L’ambito di applicazione e i limiti di durata della responsabilità solidale del committente
A cura della dott.ssa Eleonora Peluso
La Cassazione, con l’ordinanza n. 31109 del 2 novembre 2021 è intervenuta sulla questione della responsabilità solidale del committente con l’appaltatore, prevista dall’art. 29, comma 2, del D. Lgs. n. 276 del 2003.
Tale disposizione, che è stata oggetto di diverse modifiche nel corso degli anni – da ultimo nel 2017 con la L. n. 49 – prevede che, in caso di appalto di opere o di servizi, il committente imprenditore o datore di lavoro è obbligato in solido con l’appaltatore per la corresponsione dei trattamenti retributivi, compreso il TFR, i contributi previdenziali e i premi assicurativi relativi ai rapporti di lavoro nel periodo di esecuzione del contratto di appalto.
La responsabilità solidale voluta dalla suddetta disposizione vige per il limite di due anni dalla cessazione dell’appalto e, come sancito dallo stesso articolo 29, comma 2, non si estende alle eventuali sanzioni civili “di cui risponde solo il responsabile dell’inadempimento”.
L’ordinanza in esame, pronunciandosi sull’esistenza della responsabilità solidale del committente, ha ribadito il principio, già consolidato da altre pronunce in materia, per cui la suddetta solidarietà del committente è limitata ai soli crediti retributivi, nel caso afferenti il T.F.R. e le mensilità aggiuntive, e non si estende anche ai crediti relativi all’indennità sostitutiva delle ferie e dei permessi non goduti.
Tale interpretazione, come ribadito dalla Suprema Corte di Cassazione, si fonda sulla distinzione tra crediti aventi natura retributiva, come quelli citati ora, e crediti aventi natura risarcitoria, come l’indennità sostitutiva delle ferie e dei permessi.
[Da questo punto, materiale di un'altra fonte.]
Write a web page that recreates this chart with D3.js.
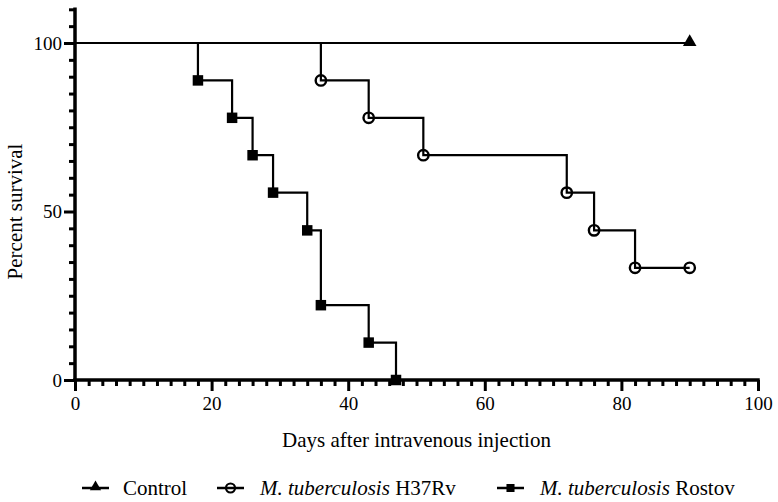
<!DOCTYPE html>
<html>
<head>
<meta charset="utf-8">
<script src="https://cdn.jsdelivr.net/npm/d3@7"></script>
<style>
  body { margin: 0; background: #fff; }
  svg { display: block; }
</style>
</head>
<body>
<svg id="chart" width="778" height="502"></svg>
<script>
// ---- Data ----
const seriesNames = ["Control", "M. tuberculosis H37Rv", "M. tuberculosis Rostov"];
// Kaplan-Meier step data: days and percent survival after each event
const controlDays = [0, 90];
const controlSurv = [100, 100];
const h37rvDays = [0, 36, 43, 51, 72, 76, 82, 90];
const h37rvSurv = [100, 88.9, 77.8, 66.7, 55.6, 44.4, 33.3, 33.3];
const rostovDays = [0, 18, 23, 26, 29, 34, 36, 43, 47];
const rostovSurv = [100, 88.9, 77.8, 66.7, 55.6, 44.4, 22.2, 11.1, 0];
const xTicks = [0, 20, 40, 60, 80, 100];
const yTicks = [0, 50, 100];

const FONT = "'Liberation Serif', 'DejaVu Serif', serif";
const svg = d3.select("#chart");
const x = d3.scaleLinear().domain([0, 100]).range([75, 758]);
const y = d3.scaleLinear().domain([0, 100]).range([380, 43]);
const yTop = 110;

// ---- Axes ----
const xMinor = d3.range(0, 101, 2).filter(d => d % 20 !== 0);
const yMinor = d3.range(0, yTop + 1, 5).filter(d => !yTicks.includes(d));

const gx = svg.append("g").attr("transform", `translate(0,${y(0)})`);
gx.call(d3.axisBottom(x).tickValues(xMinor).tickSize(6).tickFormat(""));
gx.selectAll(".domain").remove();
const gx2 = svg.append("g").attr("transform", `translate(0,${y(0)})`);
gx2.call(d3.axisBottom(x).tickValues(xTicks).tickSize(11).tickPadding(6).tickFormat(d3.format("d")));
gx2.selectAll(".domain").remove();
gx2.selectAll("text").style("font-family", FONT).style("font-size", "19px").attr("dy", "0.71em");

const gy = svg.append("g").attr("transform", `translate(${x(0)},0)`);
gy.call(d3.axisLeft(y).tickValues(yMinor).tickSize(6).tickFormat(""));
gy.selectAll(".domain").remove();
const gy2 = svg.append("g").attr("transform", `translate(${x(0)},0)`);
gy2.call(d3.axisLeft(y).tickValues(yTicks).tickSize(11).tickPadding(2).tickFormat(d3.format("d")));
gy2.selectAll(".domain").remove();
gy2.selectAll("text").style("font-family", FONT).style("font-size", "19px");

svg.selectAll(".tick line").attr("stroke", "#000").attr("stroke-width", 3);

// axis lines
svg.append("line").attr("x1", x(0)).attr("x2", x(100)).attr("y1", y(0)).attr("y2", y(0))
  .attr("stroke", "#000").attr("stroke-width", 3.5).attr("stroke-linecap", "square");
svg.append("line").attr("x1", x(0)).attr("x2", x(0)).attr("y1", y(0)).attr("y2", y(yTop))
  .attr("stroke", "#000").attr("stroke-width", 3.5).attr("stroke-linecap", "square");

// axis titles
svg.append("text").attr("x", (x(0) + x(100)) / 2).attr("y", 447)
  .attr("text-anchor", "middle").style("font-family", FONT).style("font-size", "21px")
  .text("Days after intravenous injection");
svg.append("text").attr("transform", `translate(22,${(y(0) + y(100)) / 2}) rotate(-90)`)
  .attr("text-anchor", "middle").style("font-family", FONT).style("font-size", "21px")
  .text("Percent survival");

// ---- Lines ----
const line = d3.line().x(d => x(d[0])).y(d => y(d[1])).curve(d3.curveStepAfter);
function drawSeries(days, surv) {
  const pts = days.map((d, i) => [d, surv[i]]);
  svg.append("path").datum(pts).attr("d", line)
    .attr("fill", "none").attr("stroke", "#000").attr("stroke-width", 2.2);
  return pts;
}
drawSeries(controlDays, controlSurv);
const hPts = drawSeries(h37rvDays, h37rvSurv);
const rPts = drawSeries(rostovDays, rostovSurv);

// markers
const tri = d3.symbol().type(d3.symbolTriangle).size(80);
const sq = d3.symbol().type(d3.symbolSquare).size(110);
svg.append("path").attr("d", tri)
  .attr("transform", `translate(${x(controlDays[1])},${y(controlSurv[1]) - 1})`).attr("fill", "#000");
svg.selectAll(".hm").data(hPts.slice(1)).join("circle")
  .attr("cx", d => x(d[0])).attr("cy", d => y(d[1])).attr("r", 5.2)
  .attr("fill", "none").attr("stroke", "#000").attr("stroke-width", 2.4);
svg.selectAll(".rm").data(rPts.slice(1)).join("path")
  .attr("d", sq).attr("transform", d => `translate(${x(d[0])},${y(d[1])})`).attr("fill", "#000");

// ---- Legend ----
const legendY = 488;
const legend = [
  { x0: 82, sym: "tri", tx: 123, name: seriesNames[0] },
  { x0: 217, sym: "circ", tx: 260, name: seriesNames[1] },
  { x0: 497, sym: "sq", tx: 540, name: seriesNames[2] }
];
legend.forEach(l => {
  svg.append("line").attr("x1", l.x0).attr("x2", l.x0 + 27).attr("y1", legendY).attr("y2", legendY)
    .attr("stroke", "#000").attr("stroke-width", 2.5);
  const cx = l.x0 + 13.5;
  if (l.sym === "tri") svg.append("path").attr("d", d3.symbol().type(d3.symbolTriangle).size(55))
    .attr("transform", `translate(${cx},${legendY - 1})`).attr("fill", "#000");
  if (l.sym === "circ") svg.append("circle").attr("cx", cx).attr("cy", legendY).attr("r", 4.5)
    .attr("fill", "none").attr("stroke", "#000").attr("stroke-width", 2.2);
  if (l.sym === "sq") svg.append("path").attr("d", d3.symbol().type(d3.symbolSquare).size(65))
    .attr("transform", `translate(${cx},${legendY})`).attr("fill", "#000");
  const t = svg.append("text").attr("x", l.tx).attr("y", legendY).attr("dy", "0.35em")
    .style("font-family", FONT).style("font-size", "21px");
  if (l.name.startsWith("M. tuberculosis")) {
    t.append("tspan").style("font-style", "italic").text("M. tuberculosis");
    t.append("tspan").text(" " + l.name.replace("M. tuberculosis ", ""));
  } else {
    t.text(l.name);
  }
});
</script>
</body>
</html>
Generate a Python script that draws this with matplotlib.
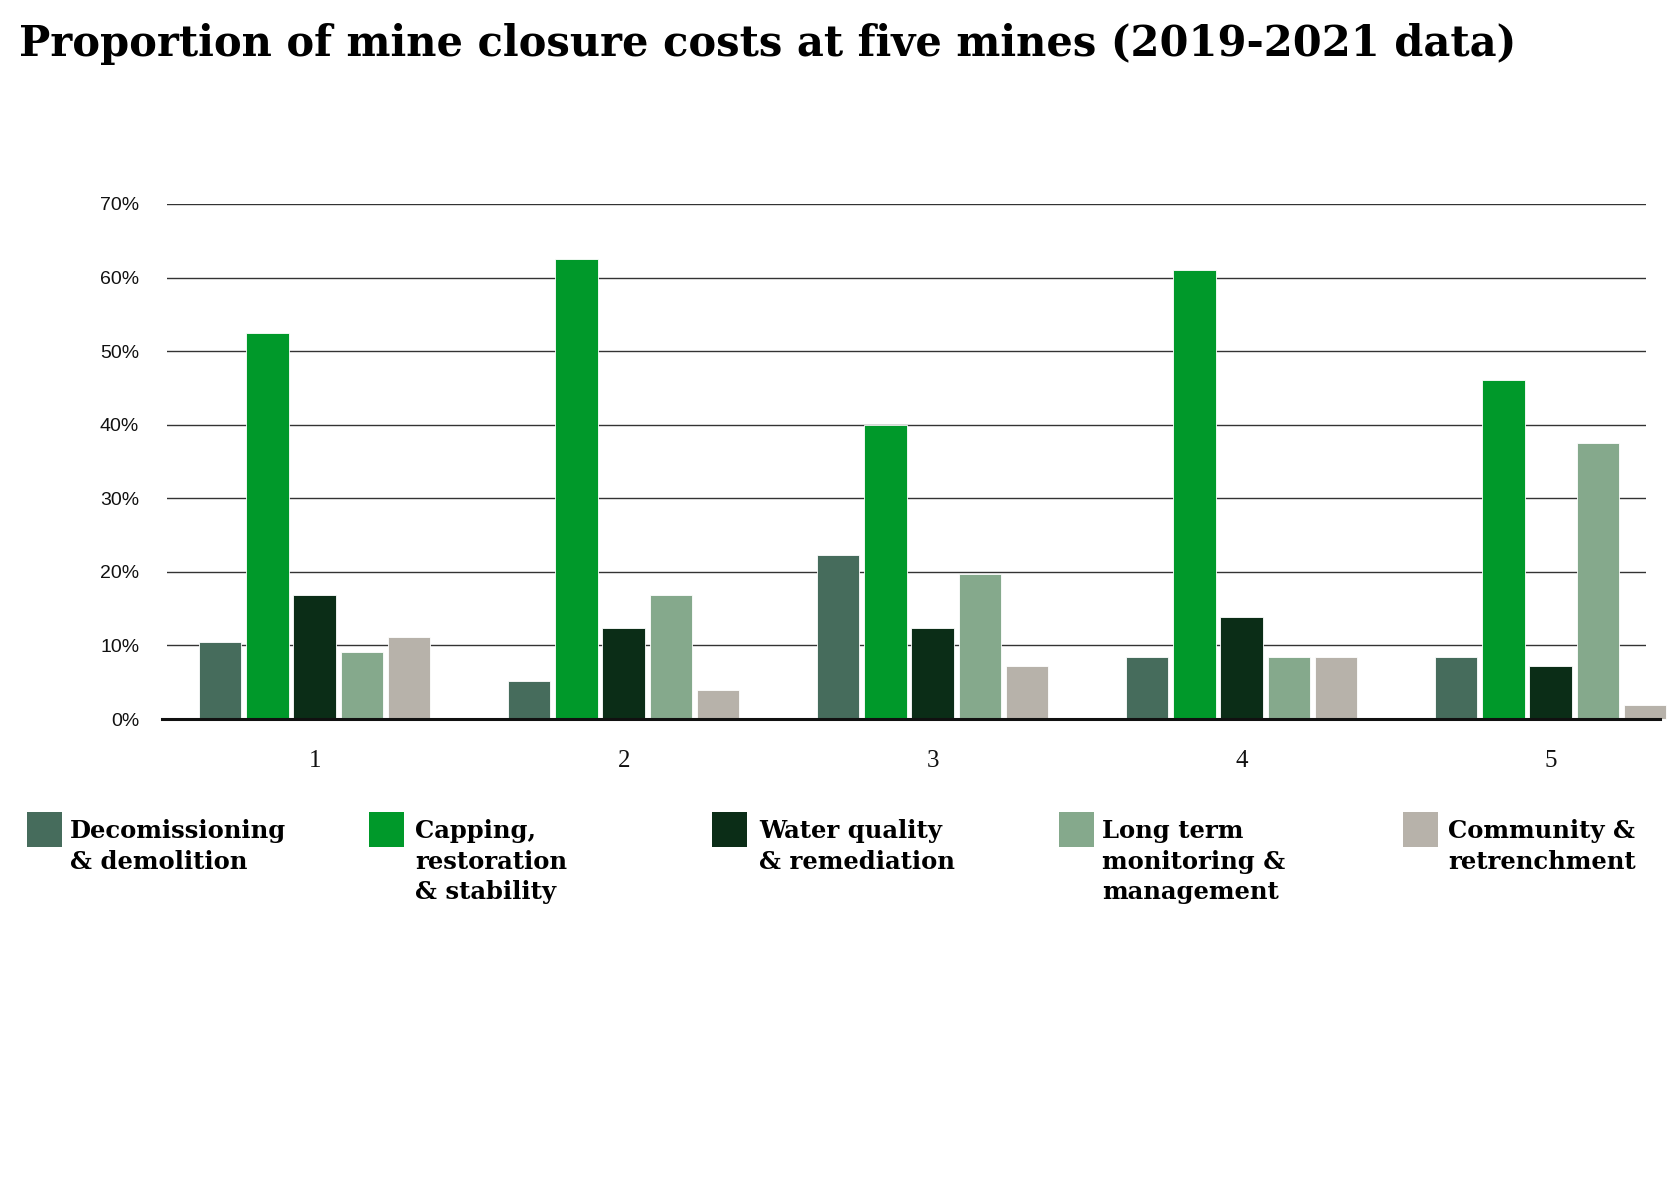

Questi ultimi, in quanto non strettamente legati al concetto di corrispettivo dovuto per l’espletamento di una prestazione lavorativa, assumono, per l’appunto, natura non compensativa delle prestazioni e, in quanto tali, non sono coperti dalla garanzia della responsabilità solidale del committente con l’appaltatore.
Occorre, dunque, tenere ben presente la natura del credito vantato dal lavoratore in quanto il committente sarà tenuto a rispondere solidalmente solo per i crediti che risultano strettamente legati allo svolgimento della prestazione lavorativa. L’obiettivo mediato, come ribadito dalla Cassazione, è quello di indurre “il committente a selezionare imprenditori affidabili, per evitare che i meccanismi di decentramento e dissociazione tra titolarità del contratto di lavoro e utilizzazione della prestazione vadano a danno del lavoratore”.
In materia di responsabilità solidale, occorre richiamare anche un’altra importante pronuncia della Cassazione, con la quale è stato trattato per la prima volta il tema della decadenza dell’obbligazione solidale a causa dell’esaurimento del termine che, ai sensi del suddetto art. 29 comma 2, è fissato in due anni dalla cessazione dell’appalto, tempo entro il quale il prestatore si deve attivare.
La Cassazione, con la sentenza n. 30602 del 28 ottobre 2021, è intervenuta sulla questione affermando che, in assenza di espressa previsione legislativa, “anche un atto stragiudiziale [ nel caso di specie una lettera raccomandata di diffida al pagamento] idoneo a far valere la responsabilità del committente rispetto alla pretesa poi azionata giudizialmente” è valido ad impedire la decadenza biennale dell’azione.
Va in ogni caso evidenziato che l’applicazione dell’art. 29, comma 2, D. Lgs. n. 276 del 2003 è ratione temporis, vale a dire che si applica il testo vigente al momento in cui si riferisce l’appalto e/o la sua cessazione. In considerazione di ciò – e tenuto conto delle summenzionate modifiche che hanno interessato la previsione legislativa dal 2003 al 2017 – occorre ulteriormente evidenziare che quanto affermato dalla Suprema Corte di Cassazione non trova applicazione per il periodo successivo al 2012 quando, per effetto della L. n. 92/2012 venne introdotto nel testo dell’art. 29, comma 2, il riferimento all’azione giudiziaria ,“da proporsi sia nei confronti del committente sia nei confronti dell’appaltatore”, come unico strumento utile ad interrompere la decadenza.
La pronuncia sopra citata, invece, attiene tanto per il periodo antecedente alla riforma del 2012 – a cui si riferisce il caso di specie esaminato dalla Corte – quanto per il periodo successivo al 2017, quando, per effetto della L. n. 49/2017 è stato eliminato il riferimento all’azione giudiziaria.